A long abandoned slaughterhouse is transformed into modern lofts in a re-gentrified urban neighborhood. Soon after tenants move in they are tormented by a dark secret that has been trapped in the building for over 30 years.
“The Charnel House” is honestly impressive from the moment it starts, you immediately get the impression that the film makers took this film seriously and honestly wanted to make a quality film. It starts off in 1983 at the Fairmont meat packing company, where a child is drawing with crayons in the clock tower. The child gets a vision that his blood soaked father will rush up hug him tightly, and then leap out of the clock tower with him.
When his father then comes up and proceeds to follow the vision of the child, the father is confused while falling when he looking in his arms and his son is not there. His son is later escorted out of the clock tower by police. The movie then jumps a head to present day where the Fairmont meat packing building has been turned into fully automated luxury loft apartments.
The audiences gets to follow the family which renovated the lofts, as well as a few of the early tenants, and the ghost story premise develops nice and slowly. A box falls in the back ground, glitches in the automated systems of the lofts, and a little boy running down through the hall ways. The tone is further set by a tenant investigating the horrible murders that took place in the meat packing factory in the 1980’s and a historian that wants nothing to do with the building because of the history of murder there. Slowly as the hauntings intensify and tenants start getting picked off one at a time, the father with a mysterious past begins to succumb to a murderous madness. We then discover that the hauntings are not ghosts, but the father’s doppelganger from his childhood trying to remerge with him. The story is a unique merging of ghosts and psycho slashers, in a very well done film.
“The Charnel House” is definitely not low budget, this is not a film where the producers paid the crew in beer, and this is a real film. The actors were all on cue, there was no over acting. Callum Blue, who played Alex Reaves the father in the story, was absolutely brilliant in his performance. There is a scene where he steps in glass and begins to really lose his mind, his performance in that scene alone really stood apart. Not many people can pull off the degradation into insanity and madness, which in the horror genre is a skill, from Anthony Perkins in “Psycho” to Jack Nicholson in “The Shining”. The director could have given more focus into the descent into madness, although one can understand why the director would keep the audience guessing.
This movie should be used as a blue print for the appropriate use of effects in film making, the CGI was sparingly used and only to aid the story, the practical special effects were limited but effective, and the visual effects really hit home. Most of the haunting scenes were done with visual effects, flashes of a child being there, who would disappear or reappear when a light was turned on. It was not overdone, it was just enough to really keep the audience on their toes.

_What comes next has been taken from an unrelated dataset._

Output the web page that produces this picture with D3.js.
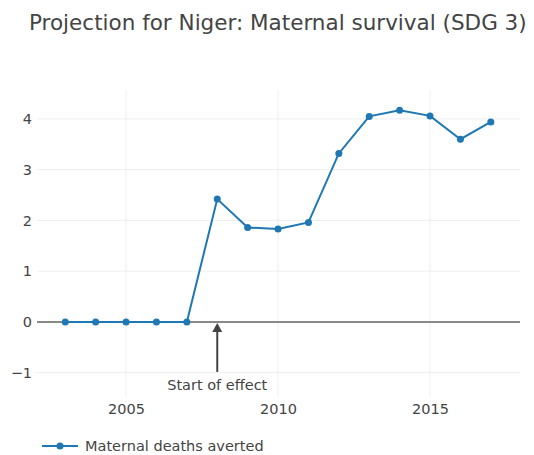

The practical special effects was also lightly, but effectively shot. This movie was not a 1980’s slasher gore fest, the blood and deaths were very believable. One death in particular is very memorable, a drunk tenant leaned her head into a kitchen sink to drink some water and her hair gets pulled into the disposal unit. Her head is pulled into the sink as the water is filling up, you expect her to either drown or be maimed by the disposal ripping out a chunk of scalp.
When she frees herself she falls back hitting her head on a counter killing herself. It was a tense and memorable kill scene. The one kill that could have been done better was the man the father kills after he goes insane, he hangs him upside down and is supposed to carve him up killing him. When the hanging body is found they never show the handy work of the father. I think a quick glimpse shot would brought that extra touch to the moment.
All in all director Craig Moss really made a quality movie with “The Charnel House”, he is no amateur having ten other most comedy full length films under his belt. If this is his first real attempt to break into the horror genre we should expect great things in the future from him. If you read this far and have not figured out that I approve this movie, I do, this movie is great. Grab some popcorn kids, kill the lights, and give this one a watch.